It’s an important question, because the difference can be as much as two full inches — the difference between an ultra-narrow, high-density seat on a nine-abreast A330 operated by AirAsia X, Air Transat or Cebu Pacific and the most spacious economy seats around on an eight-abreast 787 or 10-abreast A380.
The crux of the issue — explosively flagged at the Aircraft Interiors Expo in Hamburg by both Airbus (in its 3-5-3 Airbus A380) and all-Boeing operator Southwest Airlines (with its new post-Evolve seat) is that seatmakers, airlines and airframers use one of three different measurements of seat width depending on what point they’re attempting to make. Here’s an illustration:
Which of B or C is the width of a seat? When it comes to measuring larger passengers, most airlines will take B, the “inside the armrests measurement” (and decide whether you need to buy a second seat based on, among other factors, whether you can put the armrest down).
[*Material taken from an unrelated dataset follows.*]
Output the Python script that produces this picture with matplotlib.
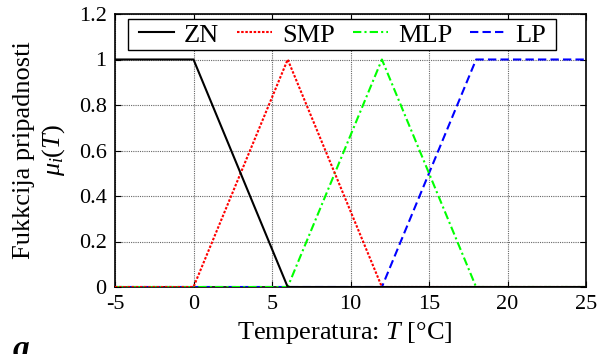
import numpy as np
import matplotlib.pyplot as plt
from matplotlib.patches import Rectangle

plt.rcParams['font.family'] = ['Liberation Serif', 'DejaVu Serif']
plt.rcParams['mathtext.fontset'] = 'custom'
plt.rcParams['mathtext.rm'] = 'Liberation Serif'
plt.rcParams['mathtext.it'] = 'Liberation Serif:italic'
plt.rcParams['axes.unicode_minus'] = False

# Membership functions (temperature breakpoints and memberships)
t_zn = [-5, 0, 6, 25]
mu_zn = [1, 1, 0, 0]
t_smp = [-5, 0, 6, 12, 25]
mu_smp = [0, 0, 1, 0, 0]
t_mlp = [-5, 6, 12, 18, 25]
mu_mlp = [0, 0, 1, 0, 0]
t_lp = [-5, 12, 18, 25]
mu_lp = [0, 0, 1, 1]

labels = ["ZN", "SMP", "MLP", "LP"]
xticks = [-5, 0, 5, 10, 15, 20, 25]
yticks = [0, 0.2, 0.4, 0.6, 0.8, 1, 1.2]
ytick_labels = ['0', '0.2', '0.4', '0.6', '0.8', '1', '1.2']

W, H = 598, 354
fig = plt.figure(figsize=(W / 100, H / 100), dpi=100)
ax = fig.add_axes([115 / W, 1 - 287 / H, 471 / W, 273 / H])

l4, = ax.plot(t_lp, mu_lp, color='b', ls=(0, (4, 2)), lw=1.5, zorder=3)
l3, = ax.plot(t_mlp, mu_mlp, color='#00ff00', ls=(0, (4, 1.5, 1, 1.5)), lw=1.5, zorder=4)
l2, = ax.plot(t_smp, mu_smp, color='r', ls=(0, (1.2, 0.8)), lw=1.5, zorder=5)
l1, = ax.plot(t_zn, mu_zn, color='k', ls='-', lw=1.5, zorder=6)

ax.set_xlim(-5, 25)
ax.set_ylim(0, 1.2)
ax.set_xticks(xticks)
ax.set_yticks(yticks)
ax.set_yticklabels(ytick_labels)
ax.tick_params(direction='in', top=True, right=True, labelsize=16, length=4, pad=6)
ax.grid(True, ls=(0, (1, 1)), color='#666666', lw=0.8)
for s in ax.spines.values():
    s.set_linewidth(1.2)

ax.set_xlabel('Temperatura: $T$ [°C]', fontsize=19)
ax.xaxis.set_label_coords(0.487, -0.12)

fig.text(40 / W, 1 - 150 / H, 'Fukkcija pripadnosti\n$\\mu_i(T)$', rotation=90,
         ha='center', va='center', multialignment='center', fontsize=19, linespacing=1.3)

# legend without frame, box drawn separately
leg = fig.legend([l1, l2, l3, l4], labels, ncol=4, loc='center left',
                 bbox_to_anchor=(139 / W, 1 - 35 / H), bbox_transform=fig.transFigure,
                 fontsize=19, frameon=False, handlelength=1.33, handletextpad=0.38,
                 columnspacing=0.68, borderpad=0, borderaxespad=0)
fig.add_artist(Rectangle((128 / W, 1 - 50 / H), 428 / W, 31 / H, transform=fig.transFigure,
                         facecolor='white', edgecolor='k', lw=1.0, zorder=9))
leg.set_zorder(10)

fig.text(13 / W, 1 - 358 / H, 'a', fontsize=24, fontweight='bold', style='italic')

fig.savefig('out.png', dpi=100)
But are they actually quoting C – the “half an armrest either side” option – on their websites and press releases? Or, even more questionably, are they measuring a notional specification D, double-counting each armrest? Discounting D as a blatant cheat, we’re left with two options.
The B measurement would seem to be the most reasonable. After all, only the skinniest passenger with a mere modicum of body fat doesn’t experience a little bit of hip spread when seated, and the width of an armrest is a reasonable amount of leeway.
The problem with using measurement B on its own, however, is that it incentivizes airlines to narrow the armrest. Compare a seat from a 747 or an A320 from 20 or 30 years ago and after you stop goggling at the pneumatic headphone jack, you’ll note that the newer armrests are less bulky overall — and notably narrower. B also doesn’t measure the seat pan, which is either a plus or a minus depending on whether you’re an advocate for more actual room or better looking statistics.
So, how about measurement C? In C’s favour, it exactly splits up measurement A, the block of three seats that’s a typical comparator between seatmakers on a Boeing 737, Airbus A320 or as the three-block of a Boeing 777 or 787.
The problem with C is that it quite literally allows no wiggle room. If your thighs are as wide as C, you’re brushing up against that person next to you. Your level of comfort with that might well differ if it’s a 45-minute hop up the coast or a 14-hour ultra-longhaul flight between continents.
During my time as Director of Data at Routehappy, when we collated, categorised and ranked the world’s most detailed database of seat parameters, width was the perennial sticking point. We knew that, in a reverse Orwellian twist, wide seats were good, narrow seats bad, but the data were (and are) incredibly dirty: we didn’t know whether a source (however trustworthy) was measuring B, C, D or something entirely different.
“We have standards for pitch, but width is the new pitch and it’s the Wild West out there right now,” notes Routehappy data research manager – and fellow RGN contributor – Jason Rabinowitz.
The commercial aviation industry is at a turning point. Passengers aren’t getting smaller, and the 17-point-something inch measurement at shoulder level — which is, these days, the more generous C – is an extra small according to clothier Brooks Brothers’ sizing chart. To be blunt, how many people in 2015 wear an extra small?
It’s time to agree on one standard measurement for width. At the end of the day, it matters less whether the industry chooses B or C — but it’s time to choose, to state measurements clearly and openly, and to provide options (such as the Airbus 20-17-17 A320 seat, Acro’s 18-19-18 A320 product or a Eurobusiness-style middle seat free purchase option) so that airlines and their passengers can make informed, responsible decisions about the amount of space they need.